Este trecho, permeado por repetições de palavras e linhas melódicas, trava a fluidez melódica da obra. Mas ela reaparece na “segunda” do samba quando os autores chegam a um segundo momento. É a hora em que Yiá Nassô traz sua herdeira, Obatossi, a Salvador e ela cria a Casa Branca do Engenho Velho, terreiro definitivo para a fundação do Candomblé. O samba também fala dos Orixás que servem de pilares desta casa (Oxossi, Oxum, Ogum, Oxalá e volta a Xangô – Agodô). “Oxê… a defesa da alma na palma da mão / No clã de Obatossi, há bravura de Oxossi no meu panteão / É D’Oxum o acalanto que guarda o Otá / Do velho engenho, Xirê que mantenho no meu caminhar Toca o Adarrum que meu Orixá responde / Olorum, guia o boi vermelho seja onde for / Gira saia Aiabá, traz as águas de Oxalá / Justiça de Agodô, tambor guerreiro firma o Alujá”.

Embora a letra aí seja quase um enfileiramento de Orixás com citação a itens que os representam a música vem numa crescente empolgante para explodir no refrão final. Neste ponto se encontram os dois sambas “juntados”, mas o encaixe melódico é perfeito como se os trechos tivessem sido concebidos no mesmo processo criativo. E chega o refrão final, que é onde fica o verso citado na abertura do nosso texto. Antes há mais uma repetição de versos, mas que não parece travar o andamento melódico porque há um crescimento entre o primeiro e o segundo que os diferencia. E depois o fechamento perfeito exaltando o fato de que também na UPM as mulheres são as comandantes e consagrando Yiá Nassô, a grande homenageada, como Rainha do Candomblé. “Awurê Obá Kaô! Awurê Obá Kaô! / Vila Vintém é terra de macumbeiro! / No meu Egbé, governado por mulher… / Iyá Nassô é rainha do Candomblé!”.

Galeria de fotos da final de samba da Unidos de Padre Miguel para o Carnaval 2025

A repetição das palavras em Yorubá “Kaô” e “Obá” no início do refrão e no primeiro verso da estrofe seguinte pode sugerir o que os julgadores têm enquadrado como “falta de riqueza poética”, mas no caso embora a sonoridade seja idêntica elas têm significados diferentes dentro dos contextos citados. “Awurê Obá Kaô”, pelo que procurei saber, significaria algo como “Boa sorte àquele que sobreviveu, ou àquele que a fé não se questionou”. Enquanto na cabeça do samba o “Kaô Kabecilê” é uma saudação ao Rei Xangô e “Obá” parece ser uma referência à sua primeira mulher.

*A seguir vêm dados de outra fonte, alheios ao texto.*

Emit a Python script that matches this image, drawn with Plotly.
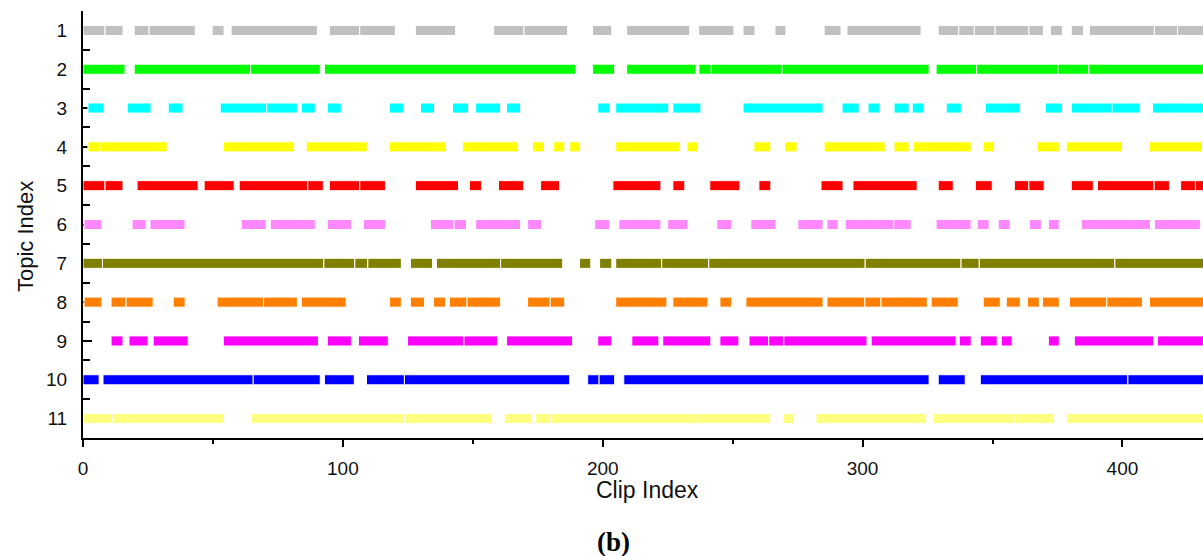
import plotly.graph_objects as go

# Segments (start, end) in clip-index units for each topic
topic1 = [(0, 8.5), (8.5, 15.4), (19.7, 25.4), (25.4, 43.2), (49.7, 54.3), (57, 90.2), (94.8, 106.5), (106.5, 120.2),
          (127.9, 143.4), (158, 169.7), (169.7, 186.5), (196.1, 203.5), (209.2, 233.5), (236.9, 250.5), (254, 258.6),
          (266.3, 270.5), (285.2, 291.7), (294, 322.5), (329.1, 337), (337, 343), (343, 351), (351, 364), (364, 369.6),
          (372.3, 376.9), (380.3, 385), (387.3, 412.3), (412.3, 421.2), (421.2, 432)]
topic2 = [(0, 16.2), (19.7, 64.5), (64.5, 91.3), (92.9, 189.6), (196.1, 204.6), (209.2, 235.8), (237, 241.8),
          (241.8, 269), (269, 325.6), (328.3, 343.9), (343.9, 375.2), (375.2, 387.1), (387.1, 432)]
topic3 = [(1.9, 8.1), (17, 26.2), (32.8, 38.5), (52.8, 70.7), (70.7, 82.5), (84, 89.4), (94, 99.4), (117.9, 123.3),
          (129.9, 135.3), (142.2, 148.4), (151.1, 160.7), (163, 168.4), (198.1, 202.7), (205, 225.4), (227, 237.8),
          (254, 284.8), (292.1, 298.7), (302.1, 306.7), (312.1, 317.9), (319.1, 323.7), (332.2, 338), (347.2, 360.7),
          (370.3, 376.9), (380.3, 396), (396, 406.9), (411.6, 432)]
topic4 = [(1.9, 6.5), (6.5, 32.4), (54, 81.3), (85.9, 109.4), (117.9, 139.5), (146, 167.2), (173, 177.6),
          (181.1, 185.4), (187.3, 191.5), (205, 229.7), (232.4, 236.6), (258.2, 264.7), (270.1, 274.8), (285.2, 308.7),
          (312.1, 317.9), (319.5, 341.8), (346.4, 350.7), (367.2, 375.7), (378.4, 400), (410.4, 430.8)]
topic5 = [(0, 8.5), (8.5, 15.4), (20.8, 44.3), (46.6, 58.2), (60.1, 86.5), (86.5, 92.5), (94.8, 106.5), (106.5, 116.4),
          (127.9, 144.5), (148.7, 153.4), (159.9, 169.6), (176.1, 183.4), (203.9, 222.4), (227, 231.6), (241.2, 252.8),
          (260.1, 264.7), (284, 292.5), (296.3, 321), (329.1, 334.9), (343.4, 349.9), (358.4, 364), (364, 369.9),
          (380.3, 388.8), (390.4, 412.2), (412.2, 418.1), (422.4, 428.1), (428.1, 432)]
topic6 = [(0.4, 7.3), (18.9, 24.3), (25.8, 39.3), (60.9, 70.5), (72.1, 89.4), (94, 103.3), (107.9, 116.4),
          (133.7, 142.8), (142.8, 147.6), (151.1, 168.4), (171.1, 176.5), (196.9, 202.7), (206.2, 222.4), (225, 232.8),
          (243.9, 249.7), (257, 266.7), (275.1, 284.8), (286.3, 290.6), (293.3, 312), (312, 318.7), (328.3, 341.8),
          (344.1, 348.7), (352.2, 356.8), (364.2, 368.8), (371.5, 375.7), (384.2, 410.8), (412.3, 430)]
topic7 = [(0, 7.5), (7.5, 92.7), (92.7, 104.6), (104.6, 109.6), (109.6, 122.5), (126, 134.5), (136, 160.7),
          (160.7, 184.6), (191.1, 195.4), (198.8, 203.5), (205, 222.7), (222.7, 240.8), (240.8, 301), (301, 337.9),
          (337.9, 344.9), (344.9, 397.1), (397.1, 432)]
topic8 = [(0.4, 7.3), (10.8, 16.6), (16.6, 27), (34.7, 39.3), (51.6, 69.5), (69.5, 82.5), (84, 101.3), (117.9, 122.5),
          (126, 131.4), (134.9, 139.5), (141, 147.8), (147.8, 160.7), (171.1, 179.8), (179.8, 185.4), (205, 224.7),
          (227, 240.5), (245.1, 249.7), (255.1, 284.8), (286.3, 300.9), (300.9, 307.1), (307.1, 324.9), (326.4, 336.8),
          (346.4, 353), (355.3, 360.7), (363.4, 368), (369.2, 375.7), (379.6, 394), (394, 407.7), (410.4, 432)]
topic9 = [(10.8, 15.4), (17.7, 25), (27, 40.5), (54, 90.6), (94, 103.3), (106, 117.5), (124.9, 146.6), (146.6, 159.5),
          (163, 188.4), (198.1, 203.5), (211.2, 221.6), (223.1, 241.6), (245.1, 252.4), (256.3, 263.9), (263.9, 269.7),
          (269.7, 301.7), (303.3, 336), (337.2, 341.8), (345.3, 351.8), (353.4, 357.6), (371.5, 375.7), (381.5, 412),
          (413.5, 432)]
topic10 = [(0, 6.2), (7.7, 65.5), (65.5, 91.3), (92.9, 104.4), (109.1, 123.7), (123.7, 187.3), (194.2, 198.6),
           (198.6, 204.6), (208.1, 325.6), (329.1, 339.5), (345.3, 402.1), (402.1, 432)]
topic11 = [(0, 11.5), (11.5, 54.3), (64.7, 123.7), (123.7, 157.6), (162.2, 172.6), (174.2, 179.8), (179.8, 235.8),
           (235.8, 258.8), (258.8, 264.7), (269.4, 273.6), (282.1, 324.5), (327.2, 358.2), (358.2, 373.8), (378.4, 432)]

topics = [topic1, topic2, topic3, topic4, topic5, topic6, topic7, topic8, topic9, topic10, topic11]
topic_labels = [str(i) for i in range(1, 12)]
colors = ["#C0C0C0", "#00FF00", "#00FFFF", "#FFFF00", "#FF0000", "#FF88FF",
          "#808000", "#FF8000", "#FF00FF", "#0000FF", "#FFFF80"]
x_ticks = [0, 100, 200, 300, 400]

fig = go.Figure()
for idx, (segs, col) in enumerate(zip(topics, colors)):
    row = idx + 1
    fig.add_trace(go.Bar(
        orientation="h",
        y=[row] * len(segs),
        base=[s for s, e in segs],
        x=[e - s for s, e in segs],
        width=0.26,
        marker=dict(color=col, line=dict(color="white", width=1)),
        showlegend=False,
        hoverinfo="skip",
    ))

font_family = "Liberation Sans, Arial, sans-serif"
fig.update_layout(
    width=1203, height=556,
    margin=dict(l=83, r=0, t=11, b=118),
    plot_bgcolor="white", paper_bgcolor="white",
    barmode="overlay",
    font=dict(family=font_family, size=19, color="#111"),
    xaxis=dict(
        range=[0, 431], showline=True, linecolor="black", linewidth=2,
        ticks="outside", ticklen=7, tickwidth=2, tickcolor="black",
        tickvals=x_ticks, ticktext=[str(v) for v in x_ticks],
        minor=dict(ticks="outside", tickvals=[50, 150, 250, 350], ticklen=4, tickwidth=2, tickcolor="black"),
        showgrid=False, zeroline=False, ticklabelstandoff=5, layer="below traces",
    ),
    yaxis=dict(
        range=[11.5, 0.5], showline=True, linecolor="black", linewidth=2,
        ticks="inside", ticklen=9, tickwidth=2, tickcolor="black",
        tickvals=list(range(1, 12)), ticktext=topic_labels,
        minor=dict(ticks="inside", tickvals=[i + 0.5 for i in range(0, 12)], ticklen=7, tickwidth=2, tickcolor="black"),
        showgrid=False, zeroline=False, ticklabelstandoff=10, layer="below traces",
    ),
    annotations=[
        dict(text="Topic Index", xref="paper", yref="paper", x=-0.0518, y=0.473, textangle=-90,
             showarrow=False, font=dict(family=font_family, size=22, color="#111"), xanchor="center", yanchor="middle"),
        dict(text="Clip Index", xref="paper", yref="paper", x=0.504, y=-0.1227,
             showarrow=False, font=dict(family=font_family, size=23, color="#111"), xanchor="center", yanchor="middle"),
        dict(text="<b>(b)</b>", xref="paper", yref="paper", x=0.474, y=-0.2445, borderpad=0,
             showarrow=False, font=dict(family="Liberation Serif, Times New Roman, serif", size=27, color="black"),
             xanchor="center", yanchor="middle"),
    ],
)

fig.write_html(
    "out.html",
    config={"displayModeBar": False},
    post_script="document.body.style.margin='0';document.body.style.overflow='hidden';",
)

Os sambas repletos de palavras em Yorubá como este ainda geram alguma dificuldade de interpretação para quem não é iniciado nas religiões afro-brasileiras, mas isso já deixou (ou deveria ter deixado) de ser uma questão para os julgadores. A UPM chega ao Grupo Especial, depois de tanta espera, com um sambe valente que tem alguns ótimos momentos melódicos e um refrão explosivo, para mexer com o público.